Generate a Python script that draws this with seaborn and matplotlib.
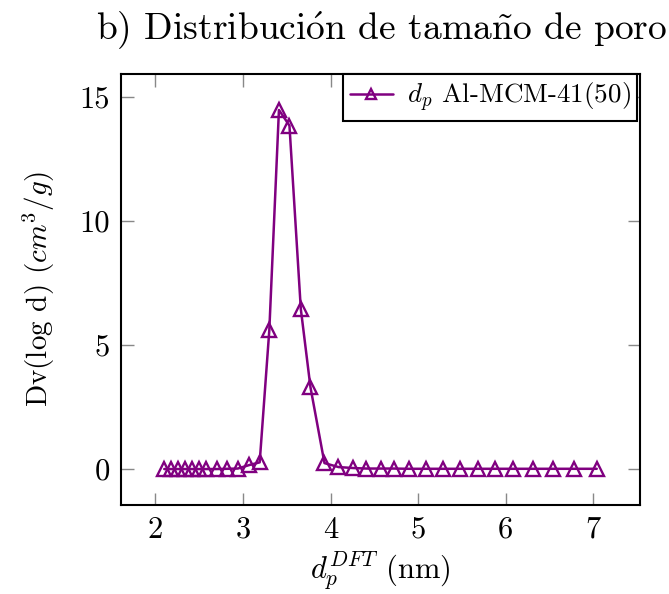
import matplotlib
matplotlib.use("Agg")
import matplotlib.pyplot as plt
import seaborn as sns
import pandas as pd

pore_size = [2.10, 2.18, 2.26, 2.34, 2.42, 2.50, 2.58, 2.70, 2.82, 2.94,
             3.07, 3.19, 3.30, 3.41, 3.53, 3.66, 3.77, 3.93, 4.09, 4.26,
             4.41, 4.57, 4.72, 4.89, 5.09, 5.28, 5.48, 5.68, 5.88, 6.08,
             6.31, 6.54, 6.78, 7.04]
dv_logd = [0.0, 0.0, 0.0, 0.0, 0.0, 0.0, 0.0, 0.0, 0.01, 0.02,
           0.16, 0.27, 5.6, 14.48, 13.85, 6.45, 3.3, 0.24, 0.08, 0.04,
           0.02, 0.02, 0.02, 0.01, 0.01, 0.01, 0.01, 0.01, 0.01, 0.01,
           0.01, 0.01, 0.01, 0.01]
x_ticks = [2, 3, 4, 5, 6, 7]
y_ticks = [0, 5, 10, 15]
series_label = r"$d_p$ Al-MCM-41(50)"

df = pd.DataFrame({"x": pore_size, "y": dv_logd})

sns.set_theme(style="white")
plt.rcParams["font.family"] = ["serif"]
plt.rcParams["font.serif"] = ["cmr10", "DejaVu Serif"]
plt.rcParams["mathtext.fontset"] = "cm"
plt.rcParams["axes.formatter.use_mathtext"] = True
plt.rcParams["text.color"] = "black"
plt.rcParams["axes.labelcolor"] = "black"
plt.rcParams["xtick.labelcolor"] = "black"
plt.rcParams["ytick.labelcolor"] = "black"

fig = plt.figure(figsize=(6.69, 5.94), dpi=100)
ax = fig.add_axes([121 / 669, 1 - 505 / 594, (640 - 121) / 669, (505 - 74) / 594])

purple = "#800080"
sns.lineplot(data=df, x="x", y="y", ax=ax, color=purple, linewidth=1.8,
             marker="^", markersize=9.5, markerfacecolor="none",
             markeredgecolor=purple, markeredgewidth=1.7, label=series_label)

ax.set_xlim(1.606, 7.534)
ax.set_ylim(-1.45, 15.93)
ax.set_xticks(x_ticks)
ax.set_yticks(y_ticks)
ax.set_xticklabels([str(t) for t in x_ticks])
ax.set_yticklabels([str(t) for t in y_ticks])
ax.tick_params(axis="both", which="both", direction="in", length=9, width=1,
               color="#888888", labelcolor="black", labelsize=22, top=True,
               right=True, bottom=True, left=True, pad=8)
for s in ax.spines.values():
    s.set_color("black")
    s.set_linewidth(1.5)

ax.set_xlabel(r"$d_p^{DFT}$ (nm)", fontsize=22, labelpad=4, color="black")
ax.set_ylabel(r"Dv(log d) $(cm^3/g)$", fontsize=21, labelpad=16, color="black")
fig.text(0.57, 1 - 31 / 594,
         r"b) Distribuci$\mathrm{\acute{o}}$n de tama$\mathrm{\tilde{n}}$o de poro",
         fontsize=27, ha="center", va="center", color="black")

leg = ax.legend(loc="upper right", fontsize=19.5, frameon=True, fancybox=False,
                handlelength=1.6, borderaxespad=0.0, borderpad=0.25,
                handletextpad=0.5, markerscale=0.7,
                bbox_to_anchor=(0.995, 1.0))
for t in leg.get_texts():
    t.set_color("black")
leg.get_frame().set_edgecolor("black")
leg.get_frame().set_linewidth(1.5)
leg.get_frame().set_alpha(1)

fig.savefig("out.png", dpi=100)
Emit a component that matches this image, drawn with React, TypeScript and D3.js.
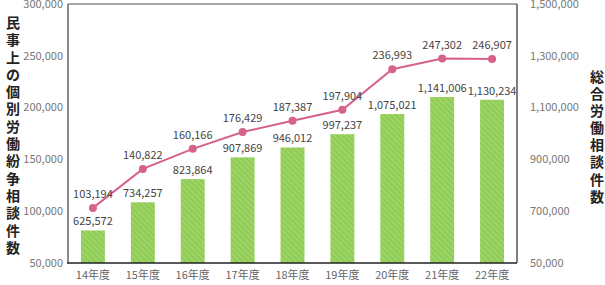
import React from "react";
import * as d3 from "d3";

const categories = ["14年度", "15年度", "16年度", "17年度", "18年度", "19年度", "20年度", "21年度", "22年度"];
const totalConsultations = [625572, 734257, 823864, 907869, 946012, 997237, 1075021, 1141006, 1130234];
const civilDisputes = [103194, 140822, 160166, 176429, 187387, 197904, 236993, 247302, 246907];
const leftTicks = [50000, 100000, 150000, 200000, 250000, 300000];
const rightTicks = [500000, 700000, 900000, 1100000, 1300000, 1500000];
const rightTickLabels = ["50,000", "700,000", "900,000", "1,100,000", "1,300,000", "1,500,000"];
const leftTitle = "民事上の個別労働紛争相談件数";
const rightTitle = "総合労働相談件数";

const W = 605, H = 285;
const m = { left: 68, right: 517, top: 4, bottom: 263 };
const font = "'Noto Sans CJK JP', 'Noto Sans', sans-serif";
const fmt = d3.format(",");

export default function App() {
  const x = d3.scaleBand().domain(categories).range([m.left, m.right]).paddingInner(0.52).paddingOuter(0.26);
  const yL = d3.scaleLinear().domain([50000, 300000]).range([m.bottom, m.top]);
  const yR = d3.scaleLinear().domain([500000, 1500000]).range([m.bottom, m.top]);
  const cx = (c: string) => (x(c) as number) + x.bandwidth() / 2;
  const line = d3.line<number>().x((_, i) => cx(categories[i])).y((d) => yL(d));

  return (
    <svg width={W} height={H} style={{ position: "absolute", left: 0, top: 0, background: "#fff" }} fontFamily={font}>
      <defs>
        <pattern id="stripe" patternUnits="userSpaceOnUse" width="4" height="4" patternTransform="rotate(-45)">
          <rect width="4" height="4" fill="#92cd57" />
          <rect width="1" height="4" fill="#a4d873" />
        </pattern>
      </defs>
      {/* frame */}
      <line x1={m.left} x2={m.right} y1={m.top} y2={m.top} stroke="#8a8a8a" strokeWidth={1.5} />
      <line x1={m.right} x2={m.right} y1={m.top} y2={m.bottom} stroke="#555" strokeWidth={1.5} />
      <line x1={m.left} x2={m.left} y1={m.top} y2={m.bottom} stroke="#8a8a8a" strokeWidth={2} />
      {/* bars */}
      {totalConsultations.map((v, i) => (
        <rect key={i} x={x(categories[i])} y={yR(v)} width={x.bandwidth()} height={m.bottom - yR(v)} fill="url(#stripe)" />
      ))}
      <line x1={m.left - 1} x2={m.right} y1={m.bottom} y2={m.bottom} stroke="#222" strokeWidth={1.5} />
      {/* bar labels */}
      {totalConsultations.map((v, i) => (
        <text key={i} x={cx(categories[i])} y={yR(v) - 5} textAnchor="middle" fontSize={11} fill="#444">{fmt(v)}</text>
      ))}
      {/* line */}
      <path d={line(civilDisputes) || ""} fill="none" stroke="#d6628c" strokeWidth={2} />
      {civilDisputes.map((v, i) => (
        <circle key={i} cx={cx(categories[i])} cy={yL(v)} r={4} fill="#d6628c" />
      ))}
      {civilDisputes.map((v, i) => (
        <text key={i} x={cx(categories[i])} y={yL(v) - 10} textAnchor="middle" fontSize={11} fill="#444">{fmt(v)}</text>
      ))}
      {/* left ticks */}
      {leftTicks.map((t) => (
        <text key={t} x={m.left - 5} y={yL(t)} dy="0.35em" textAnchor="end" fontSize={11} fill="#777">{fmt(t)}</text>
      ))}
      {/* right ticks */}
      {rightTicks.map((t, i) => (
        <text key={t} x={530} y={yR(t)} dy="0.35em" textAnchor="start" fontSize={11} fill="#777">{rightTickLabels[i]}</text>
      ))}
      {/* x labels */}
      {categories.map((c) => (
        <text key={c} x={cx(c)} y={279} textAnchor="middle" fontSize={11} fill="#666">{c}</text>
      ))}
      {/* titles */}
      {Array.from(leftTitle).map((ch, i) => (
        <text key={i} x={13} y={23 + i * 17.3} dy="0.35em" textAnchor="middle" fontSize={14} fontWeight="bold" fill="#222">{ch}</text>
      ))}
      {Array.from(rightTitle).map((ch, i) => (
        <text key={i} x={597} y={77 + i * 17.1} dy="0.35em" textAnchor="middle" fontSize={14} fontWeight="bold" fill="#222">{ch}</text>
      ))}
    </svg>
  );
}
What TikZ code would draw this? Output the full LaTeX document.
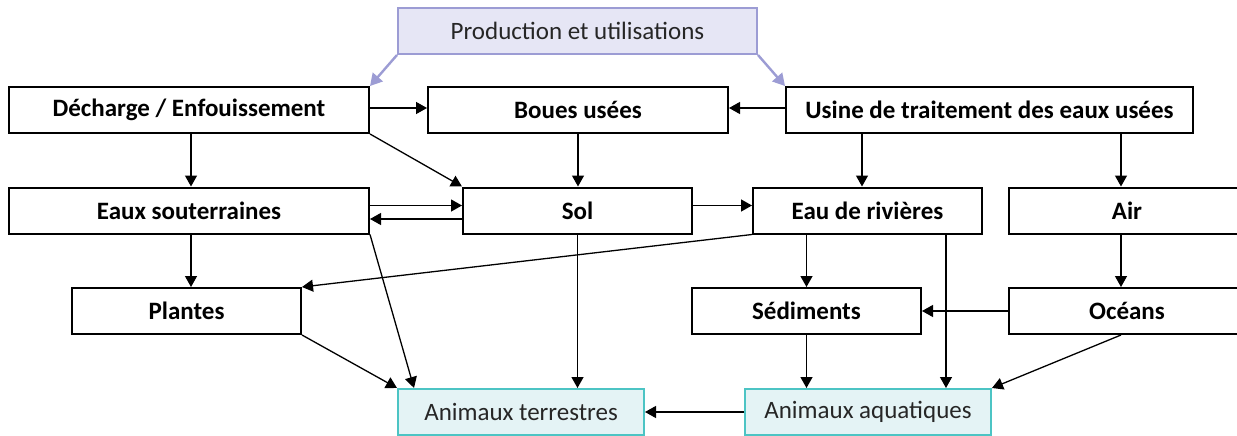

(Task statement) Within the listing above, extract exactly the lines that run from the one containing "Emit a component" through the one containing "const line = d3.line<number>().x((_, i)", excluding any pictures.

(Finished exercise)
Emit a component that matches this image, drawn with React, TypeScript and D3.js.
import React from "react";
import * as d3 from "d3";

const categories = ["14年度", "15年度", "16年度", "17年度", "18年度", "19年度", "20年度", "21年度", "22年度"];
const totalConsultations = [625572, 734257, 823864, 907869, 946012, 997237, 1075021, 1141006, 1130234];
const civilDisputes = [103194, 140822, 160166, 176429, 187387, 197904, 236993, 247302, 246907];
const leftTicks = [50000, 100000, 150000, 200000, 250000, 300000];
const rightTicks = [500000, 700000, 900000, 1100000, 1300000, 1500000];
const rightTickLabels = ["50,000", "700,000", "900,000", "1,100,000", "1,300,000", "1,500,000"];
const leftTitle = "民事上の個別労働紛争相談件数";
const rightTitle = "総合労働相談件数";

const W = 605, H = 285;
const m = { left: 68, right: 517, top: 4, bottom: 263 };
const font = "'Noto Sans CJK JP', 'Noto Sans', sans-serif";
const fmt = d3.format(",");

export default function App() {
  const x = d3.scaleBand().domain(categories).range([m.left, m.right]).paddingInner(0.52).paddingOuter(0.26);
  const yL = d3.scaleLinear().domain([50000, 300000]).range([m.bottom, m.top]);
  const yR = d3.scaleLinear().domain([500000, 1500000]).range([m.bottom, m.top]);
  const cx = (c: string) => (x(c) as number) + x.bandwidth() / 2;
  const line = d3.line<number>().x((_, i) => cx(categories[i])).y((d) => yL(d));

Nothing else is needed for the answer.